Daniel: Yes. He would tell me to have friends who read their books and do their homework and obey their parents.

Does being a child to a popular father put you under pressure? 

Ogieltaziba: I think it does because I am expected to do a lot of things to surpass my father’s achievements. A lot of people pressurise me and push me a lot. It doesn’t help that I am also the firstborn.

Daniel: Yes. I want to become great like my daddy and help other people.

Does he have a nickname?

Ogieltaziba: The only nickname I remember he had was OND which were his initials.

Daniel: His nickname was OND.

What would you wish to change about your father if you had the opportunity?

Ogieltaziba: I don’t know what I would change about him except that I would have wanted him to have spent more time with us. In all, I don’t think I would change anything, to be honest.

Daniel: I don’t know.

What did you miss most about him?

Ogieltaziba: I miss him being there for me. I miss his presence, guidance and love.

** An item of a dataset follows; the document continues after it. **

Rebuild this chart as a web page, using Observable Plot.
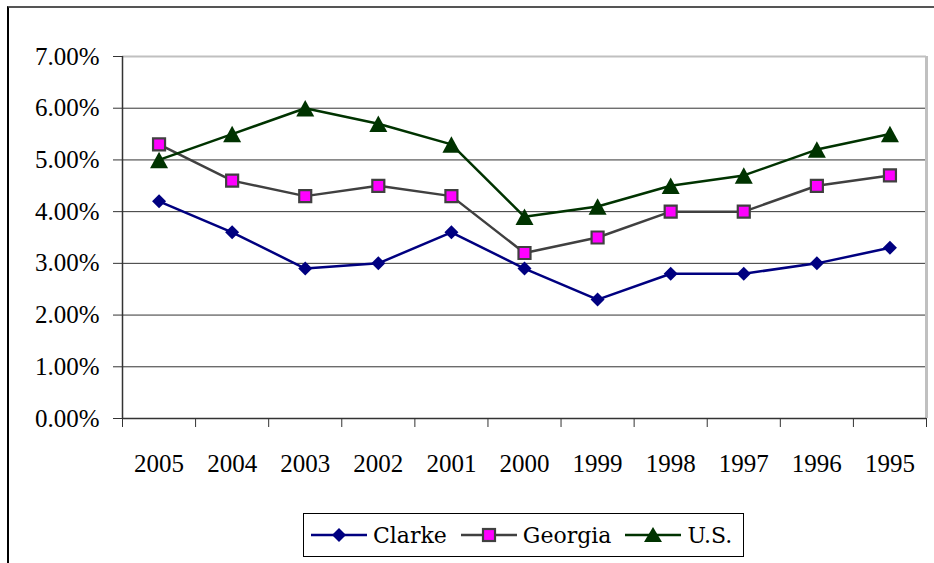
<!DOCTYPE html>
<html>
<head>
<meta charset="utf-8">
<script src="https://cdn.jsdelivr.net/npm/d3@7"></script>
<script src="https://cdn.jsdelivr.net/npm/@observablehq/plot@0.6"></script>
<style>
  html, body { margin: 0; padding: 0; background: #fff; width: 934px; height: 563px; overflow: hidden; }
  #frame { position: absolute; left: 7px; top: 6px; width: 1000px; height: 1000px; border-top: 2px solid #555; border-left: 2px solid #000; box-sizing: border-box; }
  #chart { position: absolute; left: 0; top: 0; }
  #legend { position: absolute; left: 303px; top: 513px; width: 441px; height: 44px; border: 1px solid #000; box-sizing: border-box; background: #fff;
            display: flex; align-items: center; padding-left: 7px; font-family: "DejaVu Serif", serif; font-size: 22px; color: #000; }
  .item { display: flex; align-items: center; margin-right: 14px; }
  .item svg { display: block; }
  .item span { margin-left: 6px; line-height: 1; position: relative; top: 1px; }
</style>
</head>
<body>
<div id="frame"></div>
<div id="chart"></div>
<div id="legend"></div>
<script>
const years = ["2005", "2004", "2003", "2002", "2001", "2000", "1999", "1998", "1997", "1996", "1995"];
const clarke = [4.2, 3.6, 2.9, 3.0, 3.6, 2.9, 2.3, 2.8, 2.8, 3.0, 3.3];
const georgia = [5.3, 4.6, 4.3, 4.5, 4.3, 3.2, 3.5, 4.0, 4.0, 4.5, 4.7];
const us = [5.0, 5.5, 6.0, 5.7, 5.3, 3.9, 4.1, 4.5, 4.7, 5.2, 5.5];
const seriesNames = ["Clarke", "Georgia", "U.S."];
const yTicks = [0, 0.01, 0.02, 0.03, 0.04, 0.05, 0.06, 0.07];

const lineColors = {"Clarke": "#000080", "Georgia": "#404040", "U.S.": "#003300"};

const rows = s => (v => years.map((yr, i) => ({i, year: yr, series: s, v: v[i] / 100})));
const clarkeRows = rows("Clarke")(clarke);
const georgiaRows = rows("Georgia")(georgia);
const usRows = rows("U.S.")(us);
const all = [...clarkeRows, ...georgiaRows, ...usRows];

const idx = years.map((_, i) => i);
const bounds = [...years.map((_, i) => i - 0.5), years.length - 0.5];

// custom symbols (size = pi r^2)
const rad = size => Math.sqrt(size / Math.PI);
const diamondSym = {draw(ctx, size) { const r = rad(size); ctx.moveTo(0, -r); ctx.lineTo(r, 0); ctx.lineTo(0, r); ctx.lineTo(-r, 0); ctx.closePath(); }};
const squareSym = {draw(ctx, size) { const r = rad(size); ctx.moveTo(-r, -r); ctx.lineTo(r, -r); ctx.lineTo(r, r); ctx.lineTo(-r, r); ctx.closePath(); }};
const triSym = {draw(ctx, size) { const r = rad(size); const h = r * 0.92; ctx.moveTo(0, -h); ctx.lineTo(r, h); ctx.lineTo(-r, h); ctx.closePath(); }};

const chart = Plot.plot({
  width: 934,
  height: 563,
  marginLeft: 122,
  marginRight: 8,
  marginTop: 56,
  marginBottom: 145,
  style: {fontFamily: "'Liberation Serif', 'Times New Roman', serif", fontSize: "25px", background: "transparent", color: "#000", overflow: "visible"},
  x: {domain: [-0.5, years.length - 0.5]},
  y: {domain: [0, 0.07]},
  color: {domain: seriesNames, range: seriesNames.map(s => lineColors[s])},
  marks: [
    Plot.ruleY(yTicks.slice(1, 7), {stroke: "#333", strokeWidth: 1}),
    Plot.ruleY([0.07], {stroke: "#c0c0c0", strokeWidth: 2}),
    Plot.ruleX([years.length - 0.5], {stroke: "#c0c0c0", strokeWidth: 3}),
    Plot.axisY({ticks: yTicks, tickFormat: d3.format(".2%"), tickSize: 9, tickPadding: 14, stroke: "#333", fill: "#000", label: null}),
    Plot.ruleX([-0.5], {stroke: "#333", strokeWidth: 1.5}),
    Plot.ruleY([0], {stroke: "#333", strokeWidth: 1.5}),
    Plot.axisX({ticks: bounds, tickSize: 9, tickFormat: () => "", stroke: "#333", label: null}),
    Plot.axisX({ticks: idx, tickSize: 0, tickPadding: 36, tickFormat: i => years[i], fill: "#000", label: null}),
    Plot.line(all, {x: "i", y: "v", z: "series", stroke: "series", strokeWidth: 2.5}),
    Plot.dot(clarkeRows, {x: "i", y: "v", symbol: diamondSym, r: 7, fill: lineColors["Clarke"]}),
    Plot.dot(georgiaRows, {x: "i", y: "v", symbol: squareSym, r: 6, fill: "#ff00ff", stroke: "#404040", strokeWidth: 2.2}),
    Plot.dot(usRows, {x: "i", y: "v", symbol: triSym, r: 9, fill: lineColors["U.S."]})
  ]
});
document.getElementById("chart").appendChild(chart);

// legend
const iconSvg = {
  "Clarke": `<polygon points="28,4 35,11 28,18 21,11" fill="#000080"/>`,
  "Georgia": `<rect x="22" y="5" width="12" height="12" fill="#ff00ff" stroke="#404040" stroke-width="2.2"/>`,
  "U.S.": `<polygon points="28,3 37,18 19,18" fill="#003300"/>`
};
const legend = document.getElementById("legend");
seriesNames.forEach(s => {
  const item = document.createElement("div");
  item.className = "item";
  item.innerHTML = `<svg width="56" height="22" viewBox="0 0 56 22"><line x1="0" y1="11" x2="56" y2="11" stroke="${lineColors[s]}" stroke-width="2.5"/>${iconSvg[s]}</svg><span>${s}</span>`;
  legend.appendChild(item);
});
</script>
</body>
</html>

Daniel: I missed his company and the toys he used to buy for me.

Do you think the government has done enough to honour your father?

Ogieltaziba: I don’t know. Ask my mother.

Ogieltaziba and Daniel are the children of the late environmental activist, Dr. Oronto Douglas, who was also a former Special Adviser (Research, documentation, and strategy) to former President Goodluck Jonathan. They talk about their father with Toluwani Eniola.